### Materials provided
— begin —

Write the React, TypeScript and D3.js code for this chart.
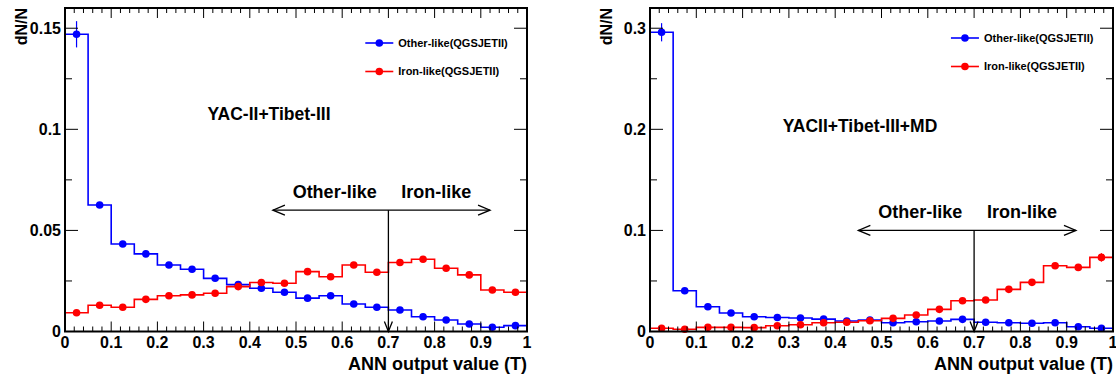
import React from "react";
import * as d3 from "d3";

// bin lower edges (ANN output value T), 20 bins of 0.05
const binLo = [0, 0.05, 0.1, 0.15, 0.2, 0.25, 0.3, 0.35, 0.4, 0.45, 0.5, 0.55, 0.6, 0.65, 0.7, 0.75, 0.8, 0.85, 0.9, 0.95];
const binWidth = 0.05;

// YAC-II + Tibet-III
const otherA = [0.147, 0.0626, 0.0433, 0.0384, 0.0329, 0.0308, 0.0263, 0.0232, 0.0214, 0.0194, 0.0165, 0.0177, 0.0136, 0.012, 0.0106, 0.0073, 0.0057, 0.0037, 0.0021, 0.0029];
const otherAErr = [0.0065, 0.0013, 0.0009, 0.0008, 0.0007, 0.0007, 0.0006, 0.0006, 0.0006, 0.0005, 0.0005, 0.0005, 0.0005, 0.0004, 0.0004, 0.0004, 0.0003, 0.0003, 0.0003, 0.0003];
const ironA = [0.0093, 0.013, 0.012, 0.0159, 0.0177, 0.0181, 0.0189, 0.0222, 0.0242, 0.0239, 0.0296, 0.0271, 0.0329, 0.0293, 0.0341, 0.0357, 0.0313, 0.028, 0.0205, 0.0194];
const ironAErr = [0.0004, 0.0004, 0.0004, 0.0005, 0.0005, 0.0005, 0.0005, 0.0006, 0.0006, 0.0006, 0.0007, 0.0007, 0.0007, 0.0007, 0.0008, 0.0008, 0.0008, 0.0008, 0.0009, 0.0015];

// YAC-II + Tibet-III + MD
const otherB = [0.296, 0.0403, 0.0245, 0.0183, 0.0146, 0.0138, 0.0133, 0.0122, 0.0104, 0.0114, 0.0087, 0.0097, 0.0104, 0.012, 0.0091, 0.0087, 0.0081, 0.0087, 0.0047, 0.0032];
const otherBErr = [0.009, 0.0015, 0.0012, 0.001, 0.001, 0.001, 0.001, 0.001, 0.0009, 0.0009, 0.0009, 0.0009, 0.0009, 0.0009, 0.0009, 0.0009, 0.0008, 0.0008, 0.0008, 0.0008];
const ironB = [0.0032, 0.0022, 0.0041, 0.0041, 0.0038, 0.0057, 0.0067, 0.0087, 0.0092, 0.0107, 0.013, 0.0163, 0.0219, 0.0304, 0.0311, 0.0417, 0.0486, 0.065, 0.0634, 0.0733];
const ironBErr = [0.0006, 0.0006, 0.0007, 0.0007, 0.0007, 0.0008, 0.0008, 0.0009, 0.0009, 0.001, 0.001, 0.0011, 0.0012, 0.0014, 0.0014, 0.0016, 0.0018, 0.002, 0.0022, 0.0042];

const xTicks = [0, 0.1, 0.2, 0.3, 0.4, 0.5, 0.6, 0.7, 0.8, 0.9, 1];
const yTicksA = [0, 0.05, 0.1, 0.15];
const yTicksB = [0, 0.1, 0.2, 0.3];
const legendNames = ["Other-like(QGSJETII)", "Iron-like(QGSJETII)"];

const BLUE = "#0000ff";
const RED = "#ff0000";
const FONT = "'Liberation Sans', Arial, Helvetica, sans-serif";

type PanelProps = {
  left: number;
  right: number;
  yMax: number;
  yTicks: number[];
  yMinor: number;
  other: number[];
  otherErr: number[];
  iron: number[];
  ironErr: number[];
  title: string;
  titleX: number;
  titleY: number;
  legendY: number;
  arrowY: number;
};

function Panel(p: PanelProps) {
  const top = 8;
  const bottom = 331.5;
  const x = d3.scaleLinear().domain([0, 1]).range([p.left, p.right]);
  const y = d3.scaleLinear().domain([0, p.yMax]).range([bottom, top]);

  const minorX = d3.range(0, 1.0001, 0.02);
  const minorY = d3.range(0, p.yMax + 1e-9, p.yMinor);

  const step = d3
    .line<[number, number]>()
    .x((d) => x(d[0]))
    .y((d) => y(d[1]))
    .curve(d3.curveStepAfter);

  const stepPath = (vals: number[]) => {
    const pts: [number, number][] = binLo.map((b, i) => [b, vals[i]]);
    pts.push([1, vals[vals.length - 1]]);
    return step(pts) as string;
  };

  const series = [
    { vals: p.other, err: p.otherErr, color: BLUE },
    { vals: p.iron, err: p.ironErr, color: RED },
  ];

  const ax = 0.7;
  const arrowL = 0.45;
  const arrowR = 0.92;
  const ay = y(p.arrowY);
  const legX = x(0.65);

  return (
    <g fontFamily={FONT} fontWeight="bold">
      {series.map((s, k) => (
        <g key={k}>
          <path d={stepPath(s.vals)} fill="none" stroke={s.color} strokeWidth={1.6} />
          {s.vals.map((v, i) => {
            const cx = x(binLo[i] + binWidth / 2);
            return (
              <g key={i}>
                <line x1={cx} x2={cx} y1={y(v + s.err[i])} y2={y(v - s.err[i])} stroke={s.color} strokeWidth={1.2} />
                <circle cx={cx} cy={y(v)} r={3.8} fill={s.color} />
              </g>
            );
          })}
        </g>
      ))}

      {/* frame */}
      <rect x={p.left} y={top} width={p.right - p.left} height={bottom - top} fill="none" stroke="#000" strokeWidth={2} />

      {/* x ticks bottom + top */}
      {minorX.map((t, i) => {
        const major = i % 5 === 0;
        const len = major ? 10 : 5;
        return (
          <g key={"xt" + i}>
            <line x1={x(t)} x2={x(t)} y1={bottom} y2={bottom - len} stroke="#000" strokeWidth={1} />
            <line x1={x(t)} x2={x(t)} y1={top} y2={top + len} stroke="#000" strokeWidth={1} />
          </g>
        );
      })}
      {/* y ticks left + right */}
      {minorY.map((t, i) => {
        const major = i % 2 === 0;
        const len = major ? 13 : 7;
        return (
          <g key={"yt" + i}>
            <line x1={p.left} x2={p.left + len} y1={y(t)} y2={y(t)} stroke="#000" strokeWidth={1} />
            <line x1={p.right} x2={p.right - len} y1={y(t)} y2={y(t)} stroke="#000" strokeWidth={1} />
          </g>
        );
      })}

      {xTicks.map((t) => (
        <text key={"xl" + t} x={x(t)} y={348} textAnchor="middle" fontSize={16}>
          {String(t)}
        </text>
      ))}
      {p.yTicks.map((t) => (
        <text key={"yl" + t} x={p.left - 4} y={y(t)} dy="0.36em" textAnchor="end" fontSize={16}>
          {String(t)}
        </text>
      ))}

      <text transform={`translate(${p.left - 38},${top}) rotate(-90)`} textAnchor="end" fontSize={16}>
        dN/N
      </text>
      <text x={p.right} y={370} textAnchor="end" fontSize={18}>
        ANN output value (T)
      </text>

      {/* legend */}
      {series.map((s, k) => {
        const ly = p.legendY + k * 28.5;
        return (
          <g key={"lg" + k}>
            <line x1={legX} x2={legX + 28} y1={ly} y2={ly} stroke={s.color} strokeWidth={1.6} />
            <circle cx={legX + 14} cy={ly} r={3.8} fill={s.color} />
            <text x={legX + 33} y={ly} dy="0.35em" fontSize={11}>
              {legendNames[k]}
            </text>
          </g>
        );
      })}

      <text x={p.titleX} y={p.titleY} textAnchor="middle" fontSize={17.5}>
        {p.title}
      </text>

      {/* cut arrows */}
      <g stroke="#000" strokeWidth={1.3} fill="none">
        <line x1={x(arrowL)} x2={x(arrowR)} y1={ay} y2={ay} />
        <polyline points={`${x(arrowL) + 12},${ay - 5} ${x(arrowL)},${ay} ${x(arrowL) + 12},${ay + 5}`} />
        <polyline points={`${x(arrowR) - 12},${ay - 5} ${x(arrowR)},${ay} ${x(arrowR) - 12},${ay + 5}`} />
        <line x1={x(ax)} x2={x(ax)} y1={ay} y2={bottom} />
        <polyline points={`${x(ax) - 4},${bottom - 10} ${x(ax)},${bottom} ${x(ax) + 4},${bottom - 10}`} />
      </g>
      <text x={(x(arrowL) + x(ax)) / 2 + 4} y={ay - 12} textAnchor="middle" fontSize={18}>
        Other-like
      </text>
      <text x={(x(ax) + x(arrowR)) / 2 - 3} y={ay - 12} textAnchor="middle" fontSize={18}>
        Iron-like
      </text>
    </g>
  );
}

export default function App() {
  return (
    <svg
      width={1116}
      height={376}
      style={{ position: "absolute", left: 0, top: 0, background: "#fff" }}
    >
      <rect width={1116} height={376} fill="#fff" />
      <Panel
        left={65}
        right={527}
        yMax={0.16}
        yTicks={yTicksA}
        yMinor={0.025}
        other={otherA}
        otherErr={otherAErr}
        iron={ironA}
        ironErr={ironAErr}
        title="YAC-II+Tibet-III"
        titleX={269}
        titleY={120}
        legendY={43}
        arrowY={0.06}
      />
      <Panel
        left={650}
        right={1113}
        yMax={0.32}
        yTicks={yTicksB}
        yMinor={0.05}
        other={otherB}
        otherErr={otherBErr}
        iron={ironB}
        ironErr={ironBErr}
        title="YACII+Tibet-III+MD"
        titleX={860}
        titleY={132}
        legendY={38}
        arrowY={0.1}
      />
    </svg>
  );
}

— end —
— begin —

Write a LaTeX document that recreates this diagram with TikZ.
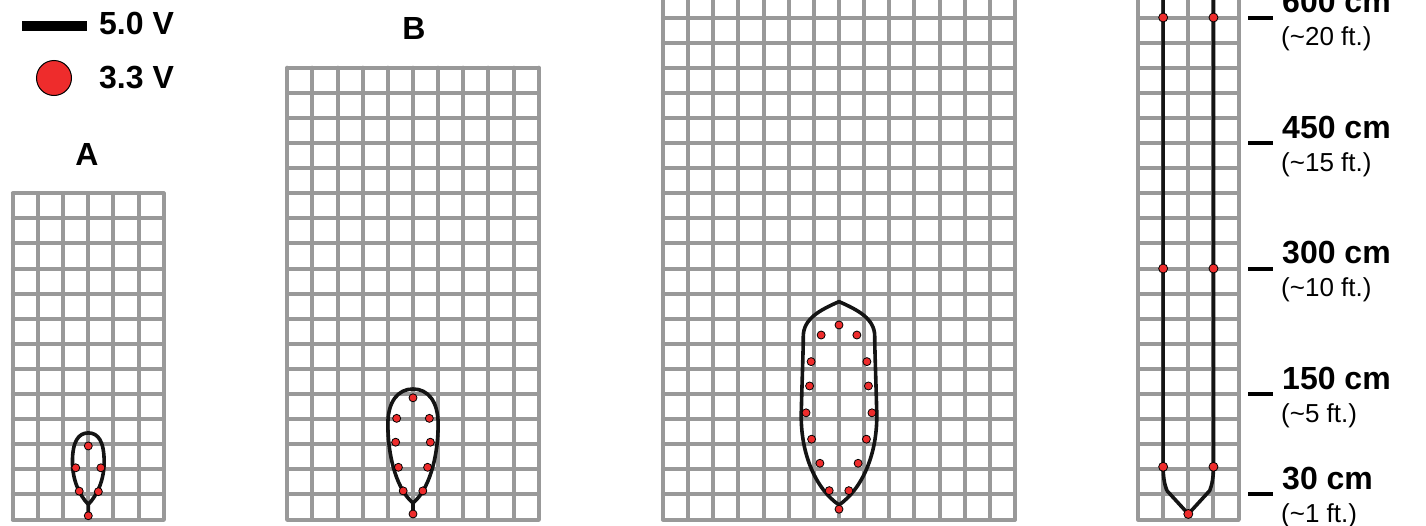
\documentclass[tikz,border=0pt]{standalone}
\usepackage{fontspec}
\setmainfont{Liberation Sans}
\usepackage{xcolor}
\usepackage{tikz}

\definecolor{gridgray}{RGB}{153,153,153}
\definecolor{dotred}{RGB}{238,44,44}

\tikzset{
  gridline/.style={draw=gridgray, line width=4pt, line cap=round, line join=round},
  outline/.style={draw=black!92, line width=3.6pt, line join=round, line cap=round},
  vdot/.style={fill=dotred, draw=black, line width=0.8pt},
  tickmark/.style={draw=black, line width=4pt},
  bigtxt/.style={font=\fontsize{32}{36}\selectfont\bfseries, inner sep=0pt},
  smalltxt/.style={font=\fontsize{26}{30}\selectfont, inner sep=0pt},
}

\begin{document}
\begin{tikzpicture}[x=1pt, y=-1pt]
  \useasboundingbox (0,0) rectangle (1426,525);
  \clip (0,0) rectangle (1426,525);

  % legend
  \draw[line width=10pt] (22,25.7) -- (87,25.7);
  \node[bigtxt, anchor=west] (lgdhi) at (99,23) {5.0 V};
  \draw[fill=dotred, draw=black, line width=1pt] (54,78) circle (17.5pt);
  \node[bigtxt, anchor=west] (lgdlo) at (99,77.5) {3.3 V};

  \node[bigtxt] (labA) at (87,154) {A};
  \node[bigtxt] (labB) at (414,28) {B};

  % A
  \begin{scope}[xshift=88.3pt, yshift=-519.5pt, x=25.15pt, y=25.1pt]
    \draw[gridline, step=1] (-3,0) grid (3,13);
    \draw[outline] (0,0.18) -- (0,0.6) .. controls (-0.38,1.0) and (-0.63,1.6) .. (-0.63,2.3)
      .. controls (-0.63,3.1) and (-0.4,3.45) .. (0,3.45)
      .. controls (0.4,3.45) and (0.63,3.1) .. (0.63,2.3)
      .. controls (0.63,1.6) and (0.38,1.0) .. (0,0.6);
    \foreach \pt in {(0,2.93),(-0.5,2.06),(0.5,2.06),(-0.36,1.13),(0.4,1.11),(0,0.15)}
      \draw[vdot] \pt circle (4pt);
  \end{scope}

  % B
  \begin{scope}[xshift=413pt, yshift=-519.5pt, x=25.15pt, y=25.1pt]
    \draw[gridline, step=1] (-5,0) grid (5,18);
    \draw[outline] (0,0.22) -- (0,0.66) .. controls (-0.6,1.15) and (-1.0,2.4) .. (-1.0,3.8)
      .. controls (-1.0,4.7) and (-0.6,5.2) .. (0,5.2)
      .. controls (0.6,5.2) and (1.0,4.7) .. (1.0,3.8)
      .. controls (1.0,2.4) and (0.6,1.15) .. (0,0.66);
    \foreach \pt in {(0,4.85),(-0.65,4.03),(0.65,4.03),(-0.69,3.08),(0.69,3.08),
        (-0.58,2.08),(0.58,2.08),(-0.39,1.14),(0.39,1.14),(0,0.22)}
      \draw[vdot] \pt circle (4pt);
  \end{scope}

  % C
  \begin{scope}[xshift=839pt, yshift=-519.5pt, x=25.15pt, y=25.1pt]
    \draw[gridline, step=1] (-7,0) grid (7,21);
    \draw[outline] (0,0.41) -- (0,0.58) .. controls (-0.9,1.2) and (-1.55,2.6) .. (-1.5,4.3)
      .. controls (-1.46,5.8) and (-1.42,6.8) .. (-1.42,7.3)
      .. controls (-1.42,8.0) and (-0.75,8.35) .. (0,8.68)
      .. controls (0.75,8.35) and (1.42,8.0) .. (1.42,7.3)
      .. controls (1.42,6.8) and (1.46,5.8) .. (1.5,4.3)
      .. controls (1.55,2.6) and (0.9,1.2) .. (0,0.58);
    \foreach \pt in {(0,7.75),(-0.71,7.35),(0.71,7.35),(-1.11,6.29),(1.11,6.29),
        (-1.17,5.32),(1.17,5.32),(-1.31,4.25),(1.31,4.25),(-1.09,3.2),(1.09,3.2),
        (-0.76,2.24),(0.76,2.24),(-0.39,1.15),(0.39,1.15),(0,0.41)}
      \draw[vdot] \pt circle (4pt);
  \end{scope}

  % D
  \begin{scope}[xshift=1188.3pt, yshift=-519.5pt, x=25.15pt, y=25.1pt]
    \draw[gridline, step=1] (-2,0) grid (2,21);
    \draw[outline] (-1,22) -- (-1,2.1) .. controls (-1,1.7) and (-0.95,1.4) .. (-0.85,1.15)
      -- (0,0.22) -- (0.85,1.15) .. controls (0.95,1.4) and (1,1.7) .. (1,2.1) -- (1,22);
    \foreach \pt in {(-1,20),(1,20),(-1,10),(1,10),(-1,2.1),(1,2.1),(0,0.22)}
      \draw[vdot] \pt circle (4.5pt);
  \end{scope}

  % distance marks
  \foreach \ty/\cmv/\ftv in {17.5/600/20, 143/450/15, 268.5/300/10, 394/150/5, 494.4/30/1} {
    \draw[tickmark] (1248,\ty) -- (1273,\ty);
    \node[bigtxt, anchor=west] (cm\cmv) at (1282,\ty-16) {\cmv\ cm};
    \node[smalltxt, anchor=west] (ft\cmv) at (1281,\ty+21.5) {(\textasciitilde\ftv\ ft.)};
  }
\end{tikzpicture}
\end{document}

— end —

### What you should do
Working from the entries above, reproduce exactly and only the lines beginning with the line that has "Write a LaTeX" and ending with the line that has "anchor=west] (lgdlo) at"; omit all pictures.

### Complete answer
Write a LaTeX document that recreates this diagram with TikZ.
\documentclass[tikz,border=0pt]{standalone}
\usepackage{fontspec}
\setmainfont{Liberation Sans}
\usepackage{xcolor}
\usepackage{tikz}

\definecolor{gridgray}{RGB}{153,153,153}
\definecolor{dotred}{RGB}{238,44,44}

\tikzset{
  gridline/.style={draw=gridgray, line width=4pt, line cap=round, line join=round},
  outline/.style={draw=black!92, line width=3.6pt, line join=round, line cap=round},
  vdot/.style={fill=dotred, draw=black, line width=0.8pt},
  tickmark/.style={draw=black, line width=4pt},
  bigtxt/.style={font=\fontsize{32}{36}\selectfont\bfseries, inner sep=0pt},
  smalltxt/.style={font=\fontsize{26}{30}\selectfont, inner sep=0pt},
}

\begin{document}
\begin{tikzpicture}[x=1pt, y=-1pt]
  \useasboundingbox (0,0) rectangle (1426,525);
  \clip (0,0) rectangle (1426,525);

  % legend
  \draw[line width=10pt] (22,25.7) -- (87,25.7);
  \node[bigtxt, anchor=west] (lgdhi) at (99,23) {5.0 V};
  \draw[fill=dotred, draw=black, line width=1pt] (54,78) circle (17.5pt);
  \node[bigtxt, anchor=west] (lgdlo) at (99,77.5) {3.3 V};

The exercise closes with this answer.